Tony Blair says feared fight with Britain’s media barons

LONDON,  (Reuters) – British leaders have no choice but to court powerful media barons such as Rupert Murdoch or risk savage press attacks which are “full on, full frontal, day in, day out,” former Prime Minister Tony Blair told an inquiry today.

Interrupted by a heckler who accused him of being a war criminal for supporting the U.S. invasion of Iraq, Blair paused briefly before continuing calmly to justify his ties to Murdoch with whom he developed a close friendship.

An unwillingness to take on the press in Britain has been cited by many as the reason a culture of illegality and phone hacking came about at Murdoch’s tabloids, but Blair told the inquiry into media standards that he had had little choice.

He could either risk being torn apart by what he once described as the “feral beasts” of the media, or use them to get his policies implemented.

He never agreed a deal with Murdoch, he said, and only became godfather to his daughter after he left office. Calling the mogul three times in the days before the invasion of Iraq was also not particularly odd, he added.

“With any of these big media groups, you fall out with them, you watch out, because it is literally relentless and unremitting once that happens,” Blair, looking tanned and smart in a navy suit and white shirt, told the inquiry.

“My view is that that is what creates this situation in which these media people get a power in the system that is unhealthy. I took the strategic decision to manage this and not confront it but the power of it is indisputable.”

Blair, whose reputation for obsessive media management brought him so close to Murdoch that the tycoon would joke about their love making, said he became increasingly concerned about the unhealthy relationship between the media and politicians.

Blair is the most senior politician to date to appear before Leveson, an inquiry sparked by the phone hacking revelations but which has since broadened out to show the collusion between senior politicians, media tycoons and police.

“If you fall out with the controlling element of the Daily Mail, you are then going to be subject to a huge and sustained attack,” said Blair, who governed Britain from 1997 to 2007 after rebranding the Labour Party.

“Managing these forces was a major part of what you had to do and was difficult,” he said.

MURDOCH

The inquiry has so far focused on the close ties between Murdoch’s empire and serving ministers, helping the opposition Labour Party leader Ed Miliband to consolidate his position with attacks on current British Prime Minister David Cameron.

The appearance of Blair had been seen as a potential threat to this approach, but the former prime minister was rarely troubled by the lead lawyer at the inquiry, reminding observers how he comfortably led his party to three election victories.

Describing what it feels like when a small section of the press decide to go after you, Blair said: “It’s full on, full frontal, day in, day out and that is not journalism in my view.
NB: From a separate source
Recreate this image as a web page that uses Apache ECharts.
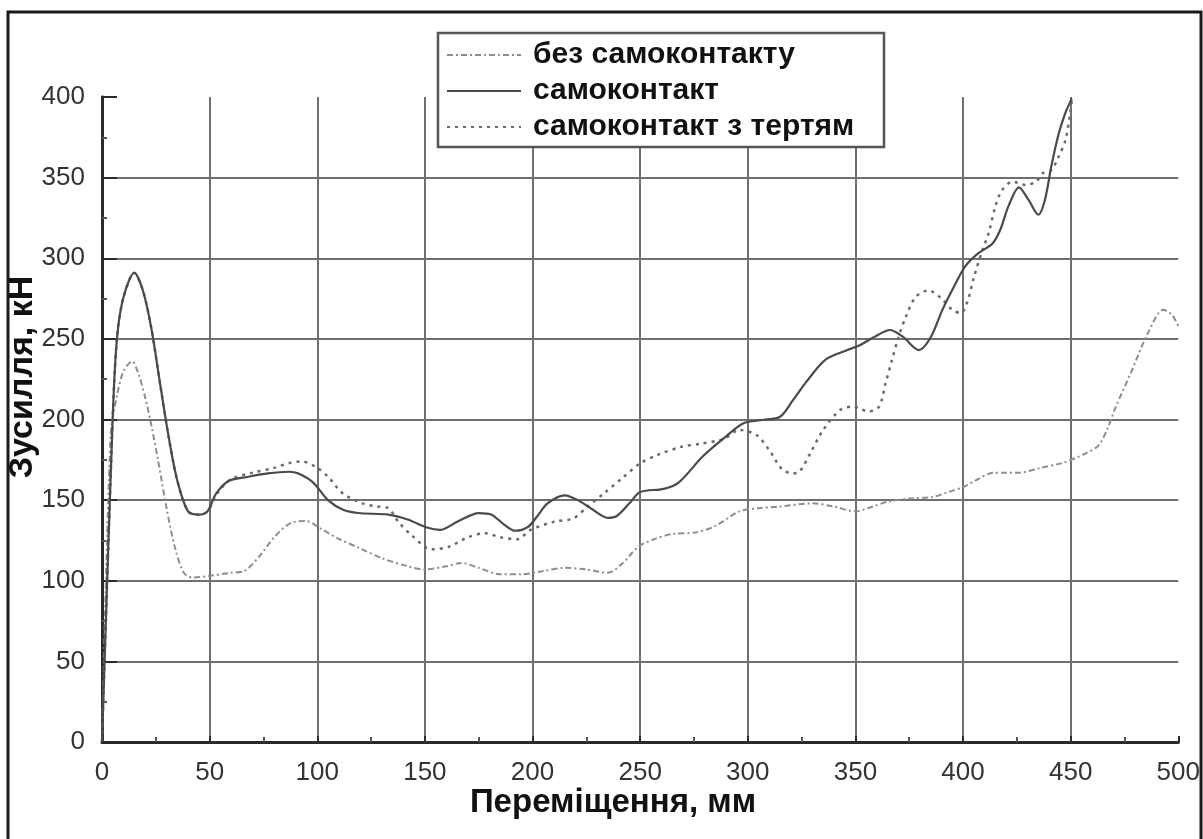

That’s an abuse of power.”

Sometimes using Murdoch’s first name, Blair said it had been clear that the proprietor called the shots in his media empire, and not his newspaper editors. The two later became so close that having stepped down as prime minister, Blair became a godfather to Murdoch’s daughter Grace at a ceremony on the banks of the river Jordan.
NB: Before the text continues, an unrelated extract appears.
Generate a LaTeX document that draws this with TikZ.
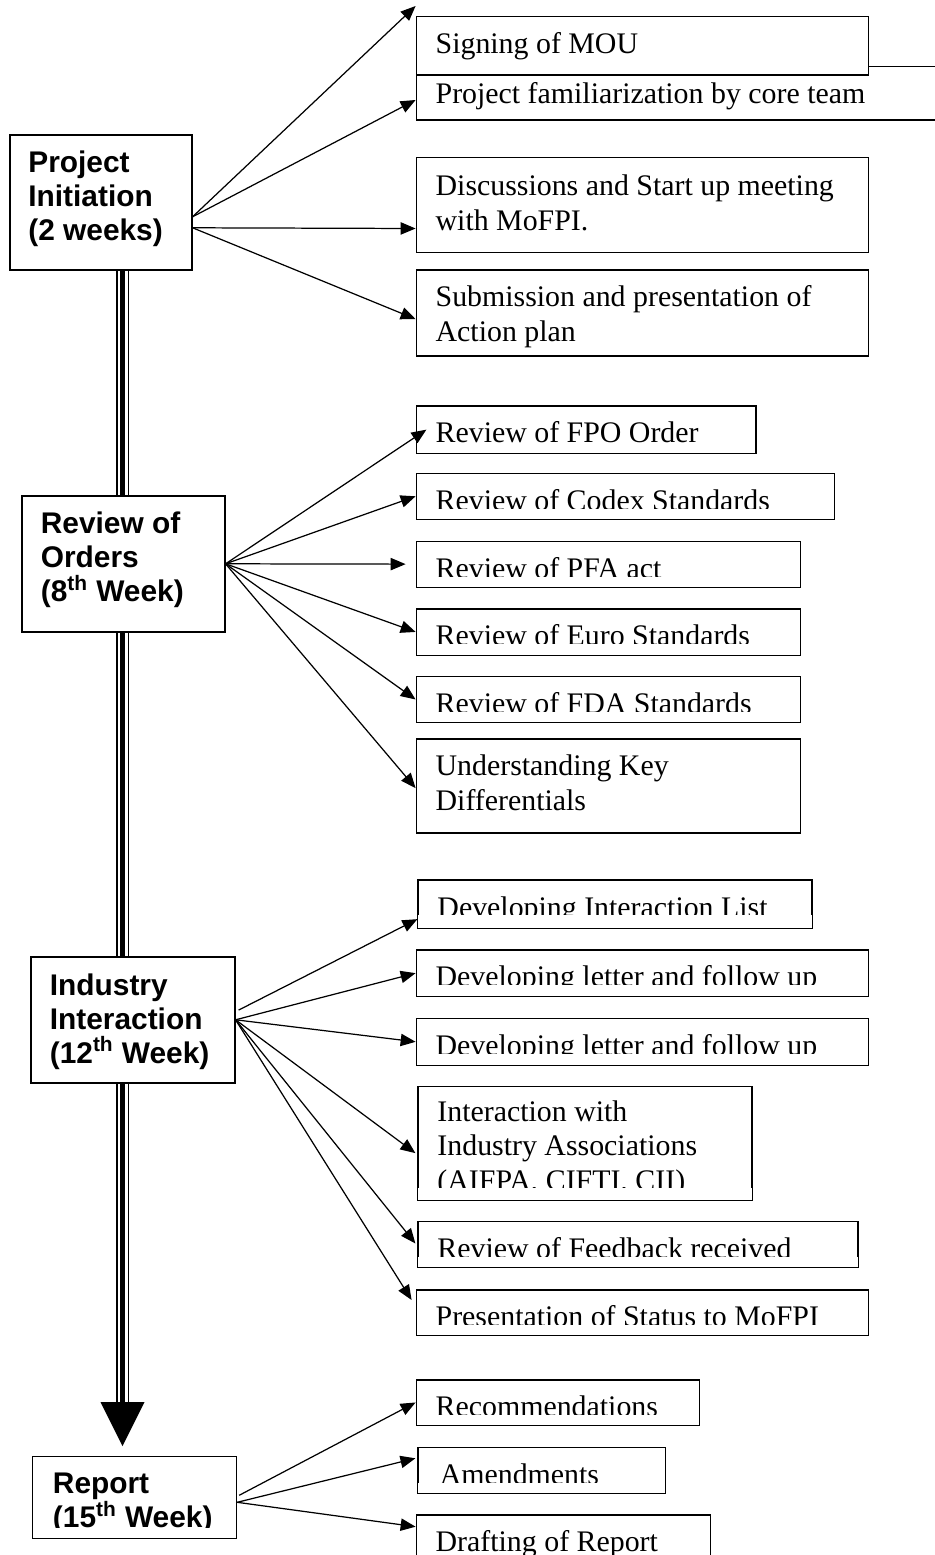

“Blair led the way in having no shame about courting Murdoch,” said Ivor Gaber, professor of political journalism at City university. “He set the style and the standard and if you regard Cameron as the ‘heir to Blair’ then it’s not exactly surprising that he followed suit.”

Murdoch’s papers also supported Blair in his unpopular decision to join the United States in the invasion of Iraq.

With anger still running high in Britain over Blair’s role in the war, a protestor broke into court 73 to harangue him, entering through a supposedly secure entrance to stand between Blair and the chairman of the inquiry, Lord Leveson.

“This man is a war criminal,” he yelled, as security guards tried to drag him from the court. Another protestor hit Blair’s chauffer-driven black Range Rover with an egg as he later left the court.

“I’d forgotten just what a convincing, classy liar Blair is,” one observer said on Twitter. “Not so much a testimony as a masterclass.”

Blair set the tone for his relationship with Britain’s press when, before his first election victory in 1997, he flew to Australia in 1995 to speak before a gathering of Murdoch’s executives who had previously used their British tabloids to vilify his Labour Party predecessors.

The decision, mocked by rivals as an act of homage to the all-powerful media boss, infuriated much of his left-of-centre party who saw the Australian-born tycoon as a right-winger who had helped to keep them out of power for years.

But Blair’s speech received a standing ovation and Murdoch indicated for the first time that he could be willing to switch the allegiance of his newspapers to the Labour Party.

“If our flirtation is ever consummated Tony then I suspect we will end up making love like porcupines, very, very carefully,” he told him.